WASHINGTON — With nearly 14 million Americans unemployed, a growing number of people are competing for a dwindling number of job openings, allowing some employers to drive down pay and benefits for new hires.

And the latest government figures show competition for jobs intensified in the first few months of 2009.
Employers are laying off workers and taking other steps to cut costs as they grapple with the recession, the longest since the Great Depression. Some companies also are reducing the pay and benefits for new employees, according to a new survey released by the Society for Human Resource Management.

Nearly 15 percent of service-sector companies reduced pay and benefits for new hires in April compared with March, the survey found. Only 2 percent increased such compensation. The rest made no change in new-employee pay or didn't hire at all.

Until this spring, far more service-industry employers — such as in retail, hotel and financial services industries — had boosted rather than reduced pay for new workers, the group said. About 75 percent of Americans work in services.

Jennifer Schramm, manager of workplace trends and forecasting for the society, said companies have concluded that layoffs and other cost-cutting measures haven't gone far enough.

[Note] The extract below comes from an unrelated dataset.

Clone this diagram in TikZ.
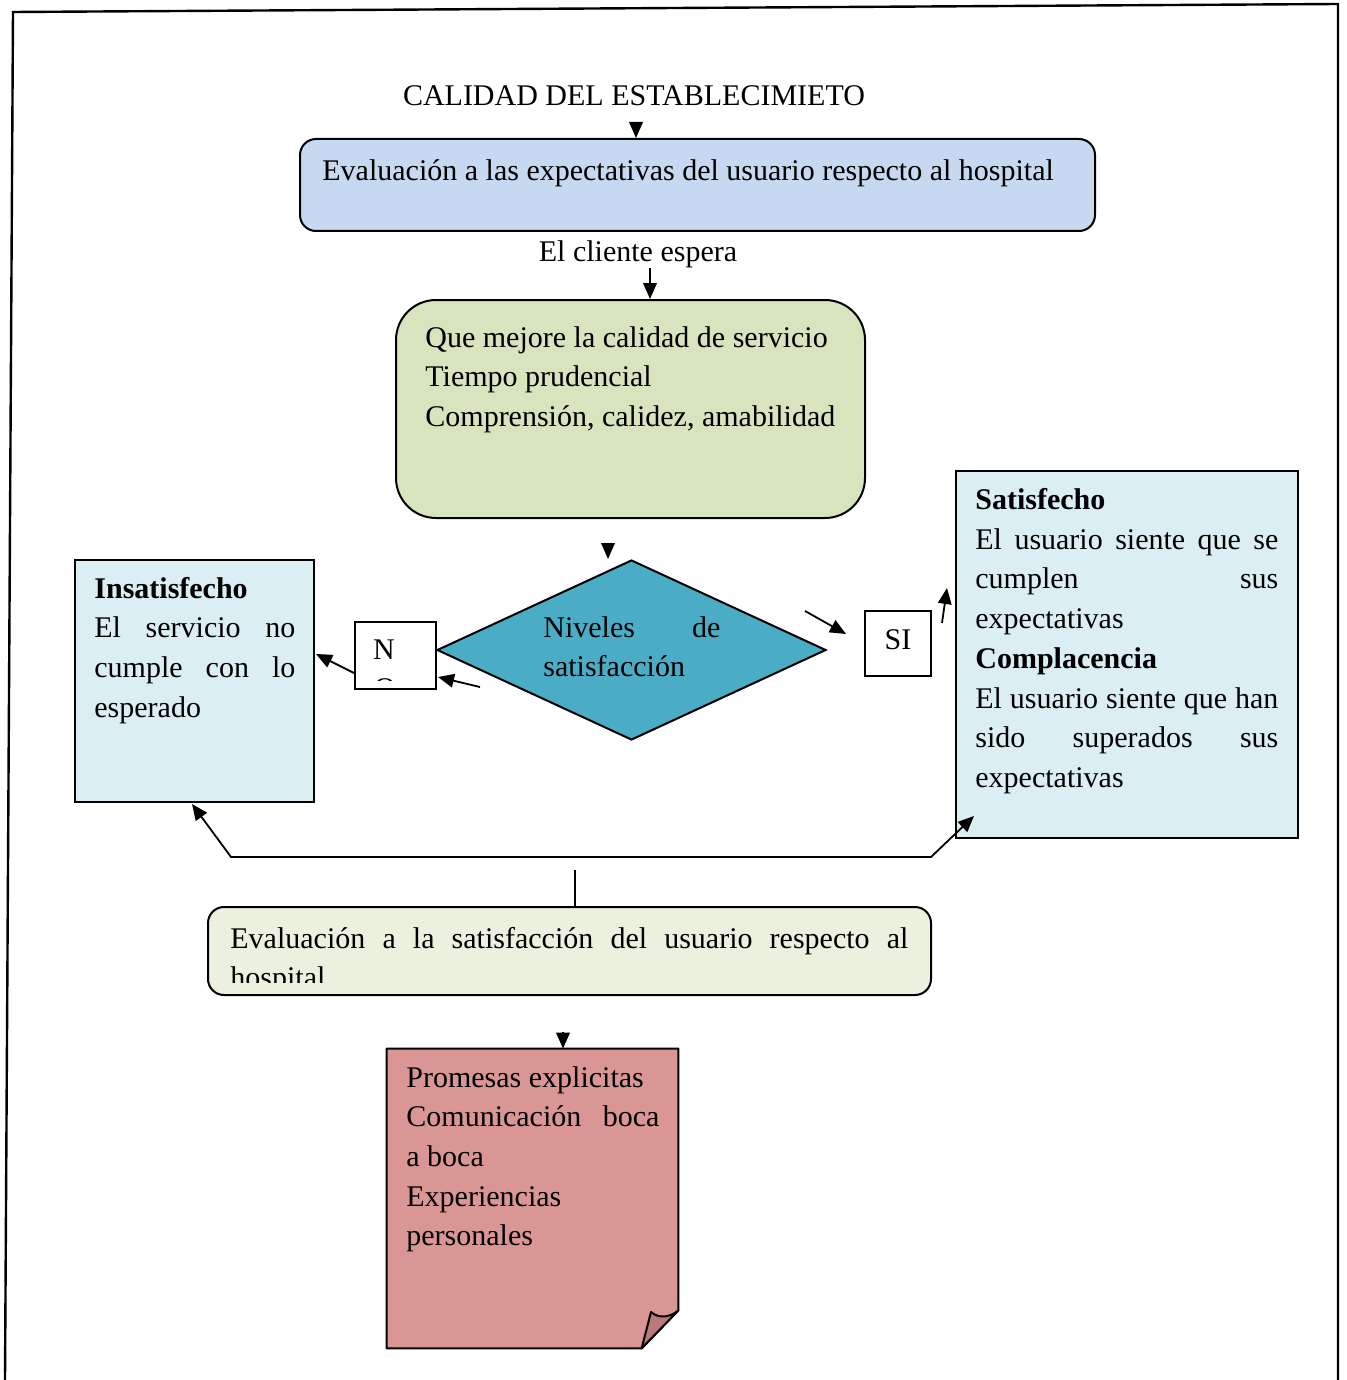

Employers are having an easier time offering lower pay as more unemployed workers chase fewer jobs. The number of job openings nationwide fell to 2.7 million in March, down from 3 million in February and 4 million a year ago, the Labor Department reported Tuesday. It's the lowest number in the eight years the department has tracked job openings.

It means roughly five workers are competing, on average, for each opening, compared with less than two for each job about a year ago.